NTT DoCoMo in Japan, one the world’s leading mobile providers, recently announced a prototype wireless network that could send data packets at 2.5 gigabits per second – fast enough to download a DVD movie in between 7.5 and 10 seconds – to a mobile device traveling at 20 kilometers per hour.
If their prototype wireless technology can produce even a fraction of that 2.5-gigabit transfer rate in real-world applications, it would vastly enhance mobile functions – allowing video telephony, robust Internet connectivity, and streaming media services, while at the same time extending the range of traditional voice calls.
These high-speed data networks, along with increasingly powerful mobile handsets, have the potential to supplant the use of desktop computers – a trend that’s already occurring in some Asian countries. This potential market has DoCoMo, along with almost every other major wireless player, including Motorola, Samsung, and Qualcomm, scrambling to develop their own technology for the next generation of wireless networks, often labeled “4G.”
DoCoMo’s demonstration gives a glimpse into the two types of technology that will most likely be adopted to increase bandwidth and range: MIMO, which is applied to network base stations and mobile devices, and QAM, which loads more data onto radio waves.
MIMO (multiple input, multiple output) uses multiple antennas to send and receive data, as well as specific coding that scrambles and unscrambles the signals produced by those antennas (see “Faster, Farther Wi-Fi”). A base station that uses MIMO technology has multiple antennas that simultaneously receive and send data to and from wireless devices. Unlike base stations with a single antenna, those with MIMO use the multiple antennas to create a number of intertwining channels through which data moves. The jumbled signals are untangled by a “signal processing” that sorts through the bits.
Because MIMO base stations can handle many more data streams than single antenna wireless stations, there’s more bandwidth and built-in redundancy, which increases network reliability and range, says Rob Gilmore, senior vice president of engineering at NextWave Wireless. By deploying MIMO routers, a mobile network such as DoCoMo’s 4G can increase the amount of data sent and received, as well as increasing the range, he says.

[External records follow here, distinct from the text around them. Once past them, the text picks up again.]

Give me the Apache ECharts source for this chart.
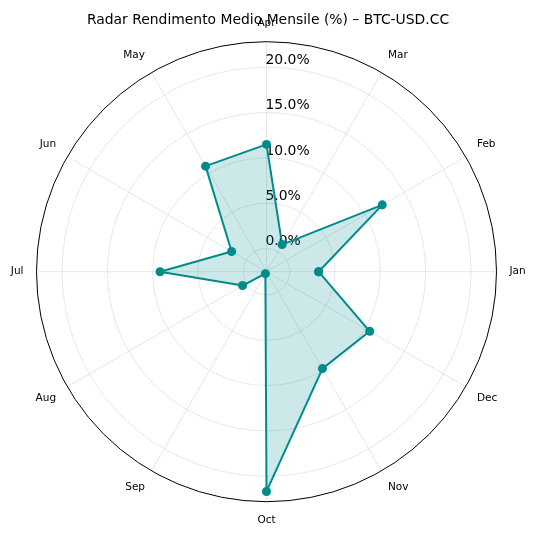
<!DOCTYPE html>
<html>
<head>
<meta charset="utf-8">
<script src="https://cdn.jsdelivr.net/npm/echarts@6/dist/echarts.min.js"></script>
<style>
  html, body { margin: 0; padding: 0; background: #fff; }
  #chart { width: 536px; height: 537px; }
</style>
</head>
<body>
<div id="chart"></div>
<script>
// mesi e rendimento medio mensile (%)
var months = ['Jan', 'Feb', 'Mar', 'Apr', 'May', 'Jun', 'Jul', 'Aug', 'Sep', 'Oct', 'Nov', 'Dec'];
var returns = [3.2, 12.2, 0.9, 11.5, 10.9, 1.9, 9.2, 0.5, -2.3, 21.7, 9.8, 10.6];
var radialTicks = [0, 5, 10, 15, 20];
var rMin = -2.55;
var rMax = 22.83;

// un mese ogni 30 gradi, chiudo il poligono ripetendo gennaio a 360
var step = 360 / months.length;
var seriesData = returns.map(function (v, i) { return [v, i * step]; });
seriesData.push([returns[0], 360]);

var font = 'DejaVu Sans';
var center = [266.5, 271.7];
var gridColor = '#cfcfcf';

var myChart = echarts.init(document.getElementById('chart'));
var option = {
  backgroundColor: '#fff',
  animation: false,
  title: {
    text: 'Radar Rendimento Medio Mensile (%) – BTC-USD.CC',
    left: 'center',
    top: 8,
    textStyle: { fontFamily: font, fontSize: 13.9, fontWeight: 'normal', color: '#000' }
  },
  polar: [
    { center: center, radius: 230 },
    { center: center, radius: 230 }
  ],
  angleAxis: [
    {
      polarIndex: 0,
      type: 'value',
      min: 0,
      max: 360,
      interval: step,
      startAngle: 0,
      clockwise: false,
      axisLine: { show: true, lineStyle: { color: '#000', width: 1 } },
      axisTick: { show: false },
      axisLabel: {
        fontFamily: font, fontSize: 10.5, color: '#000', margin: 13,
        formatter: function (v) { return months[Math.round(v / step) % months.length]; }
      },
      splitLine: { show: true, lineStyle: { color: gridColor, type: 'dotted', width: 1 } }
    },
    {
      polarIndex: 1,
      type: 'value',
      startAngle: 90,
      min: 0,
      max: 360,
      show: false
    }
  ],
  radiusAxis: [
    {
      polarIndex: 0,
      type: 'value',
      min: rMin,
      max: rMax,
      show: false
    },
    {
      polarIndex: 1,
      type: 'value',
      min: rMin,
      max: rMax,
      axisLine: { show: false },
      axisTick: { show: false, customValues: radialTicks },
      axisLabel: {
        customValues: radialTicks,
        fontFamily: font,
        fontSize: 13.9,
        color: '#000',
        margin: 1,
        align: 'left',
        verticalAlign: 'bottom',
        formatter: function (v) { return v.toFixed(1) + '%'; }
      },
      splitLine: { show: true, lineStyle: { color: gridColor, type: 'dotted', width: 1 } }
    }
  ],
  series: [{
    type: 'line',
    coordinateSystem: 'polar',
    polarIndex: 0,
    data: seriesData,
    clip: false,
    symbol: 'circle',
    symbolSize: 9,
    showAllSymbol: true,
    itemStyle: { color: '#008b8b' },
    lineStyle: { color: '#008b8b', width: 2 },
    areaStyle: { color: '#008b8b', opacity: 0.2, origin: 'start' },
    z: 3
  }]
};
myChart.setOption(option);
</script>
</body>
</html>
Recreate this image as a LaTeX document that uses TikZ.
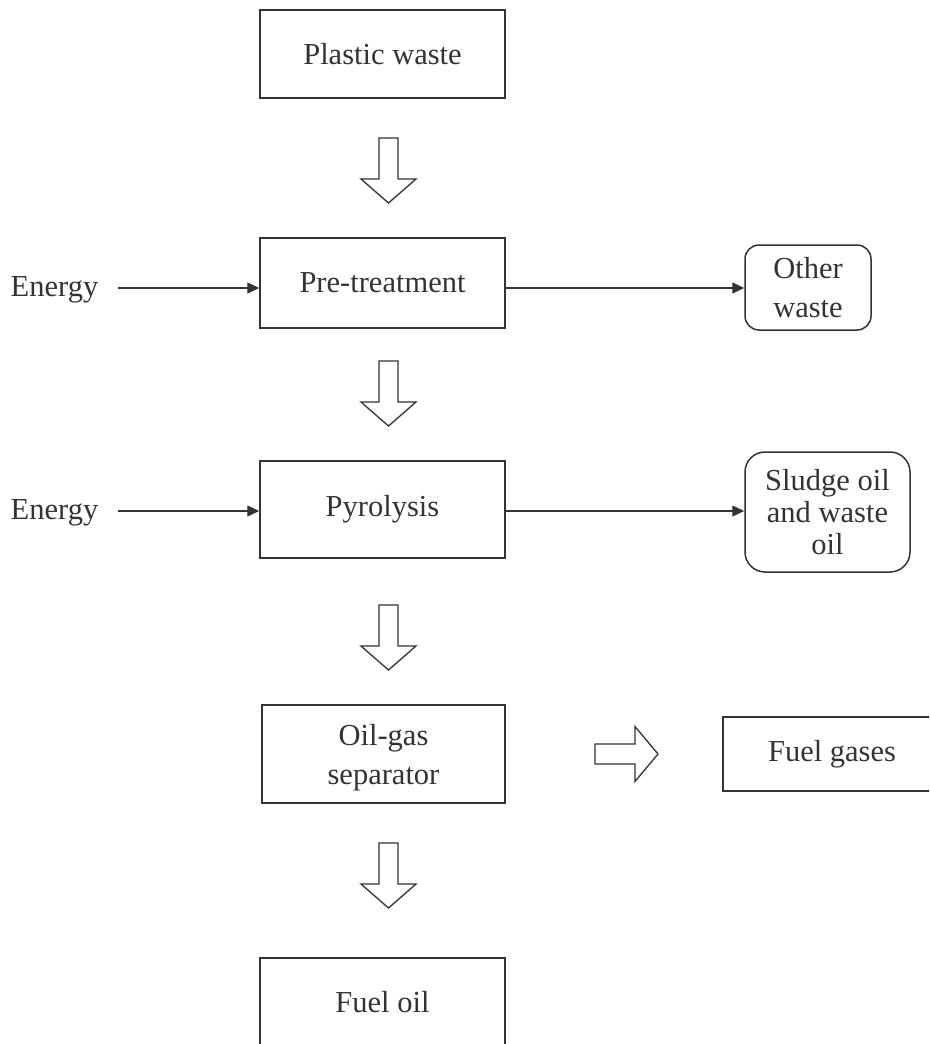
\documentclass[tikz,border=0pt]{standalone}
\usepackage{fontspec}
\setmainfont{Liberation Serif}
\usetikzlibrary{arrows.meta}
\definecolor{ink}{HTML}{333333}
\begin{document}
\begin{tikzpicture}[x=1pt, y=-1pt,
  font=\fontsize{30.5}{39}\selectfont,
  stagebox/.style={draw=ink, line width=1.5pt, text=ink, align=center, inner sep=0pt},
  outbox/.style={stagebox, rounded corners=#1},
  lbl/.style={text=ink, inner sep=0pt},
  flow/.style={draw=ink, line width=1.4pt, -{Triangle[length=12pt,width=11pt]}},
  blk/.style={draw=ink, line width=1.3pt, line join=miter, fill=white},
  downblk/.pic={\draw[blk] (-9.5,0) -- (9.5,0) -- (9.5,41) -- (27.5,41) -- (0,65) -- (-27.5,41) -- (-9.5,41) -- cycle;},
  rightblk/.pic={\draw[blk] (0,-10) -- (40,-10) -- (40,-27.5) -- (63,0) -- (40,27.5) -- (40,10) -- (0,10) -- cycle;}
]
\useasboundingbox (0,0) rectangle (929,1044);
\clip (0,0) rectangle (929,1044);

% main column
\node[stagebox, minimum width=245pt, minimum height=88pt] (pw) at (382.5,54) {Plastic waste};
\node[stagebox, minimum width=245pt, minimum height=90pt] (pt) at (382.5,283) {Pre-treatment};
\node[stagebox, minimum width=245pt, minimum height=97pt] (py) at (382.5,509.5) {Pyrolysis};
\node[stagebox, minimum width=243pt, minimum height=98pt, text depth=0pt] (og) at (383.5,754) {Oil-gas\\separator};
\node[stagebox, minimum width=245pt, minimum height=88pt] (fo) at (382.5,1002) {Fuel oil};

% side outputs
\node[outbox=14pt, minimum width=126pt, minimum height=85pt] (ow) at (808,287.5) {Other\\waste};
\node[outbox=20pt, minimum width=165pt, minimum height=120pt, font=\fontsize{30.5}{32}\selectfont] (sl) at (827.5,512) {Sludge oil\\and waste\\oil};
\node[stagebox, minimum width=218pt, minimum height=74pt] (fg) at (832,754) {Fuel gases};

% energy inputs
\node[lbl] (e1) at (54.5,290) {Energy};
\node[lbl] (e2) at (54.5,513) {Energy};

% connectors
\draw[flow, shorten <=20pt] (e1.east) ++(0,-2) coordinate (e1s) (e1s) -- (e1s -| pt.west);
\draw[flow, shorten <=20pt] (e2.east) ++(0,-2) coordinate (e2s) (e2s) -- (e2s -| py.west);
\draw[flow] (pt.east |- e1s) -- (ow.west |- e1s);
\draw[flow] (py.east |- e2s) -- (sl.west |- e2s);

% block arrows
\pic at (388.5,138) {downblk};
\pic at (388.5,361) {downblk};
\pic at (388.5,605) {downblk};
\pic at (388.5,843) {downblk};
\pic at (595,754) {rightblk};
\end{tikzpicture}
\end{document}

Most MIMO routers have two or three antennas. In DoCoMo’s demonstration, the router as well as the receiver used six antennas to produce rates of 2.5 gigabits per second, says Satoru Kawamura, a company representative. Tripling the number of antennas on a MIMO access point and receiver can triple the amount of bandwidth of the network, says Gilmore.
DoCoMo also tweaked a commonly used form of signal modulation called QAM (quadrature amplitude modulation), which increases the number of bits that a single radio wave contains. Data is encoded on radio waves by altering characteristics of the waves themselves: the amplitude of wave peaks, and the phase, or relative position of the peaks compared with waves of the same frequency. DoCoMo used an advanced form of QAM that adjusted the amplitude and phase of each wave to 64 different levels. Traditionally, says Gilmore, the phase and amplitude of the radio wave is adjusted only to four levels. Increasing these levels, as DoCoMo has done, is partially responsible for its fast download rate.
There remain technical challenges to pumping up the capabilities of MIMO and QAM in a real-world setting. It could be difficult to design a consumer-friendly MIMO handset, says Bill Krenik, wireless advanced architectures manager at Texas Instruments. One of the main reasons is that sorting through data that come from different paths can be processor intensive, which can quickly drain a battery – not good news for mobile device users.
Also, Gilmore notes, QAM becomes less effective as engineers try to cram more information onto a single radio wave. He says the signal “starts to become more fragile,” which could mean that in a real-world situation transmissions could be lost.
Aside from the technical challenges of 4G networks, other business and political issues may also keep it shelved for at least a few more years. For one, no 4G standards are currently in force. Moreover, corporations could be unwilling to shell out cash on new, upgraded networks when the old ones still haven’t paid for themselves. In the United States, especially, 3G networks have been slow to catch on, mainly because providers wanted to be sure there was a market for the extra features 3G could provide, such as Internet access.
Yet, the growing demand for smart phones proves that, if you build better networks, consumers will use them. Krenik believes that when the transition to 4G occurs – some analysts estimate it will be after 2013 in the United States – the mobile device will become an even more important part of daily life, providing a combination of services, from e-mail and gaming to voice and video.
“Voice was the killer app for the first and second generations of phones,” says Krenick. “For a while we thought the Internet would be it for the third generation; now I think we’re maturing as an industry and realizing that there really isn’t [another] killer app – with high-speed data, it’s a killer experience.”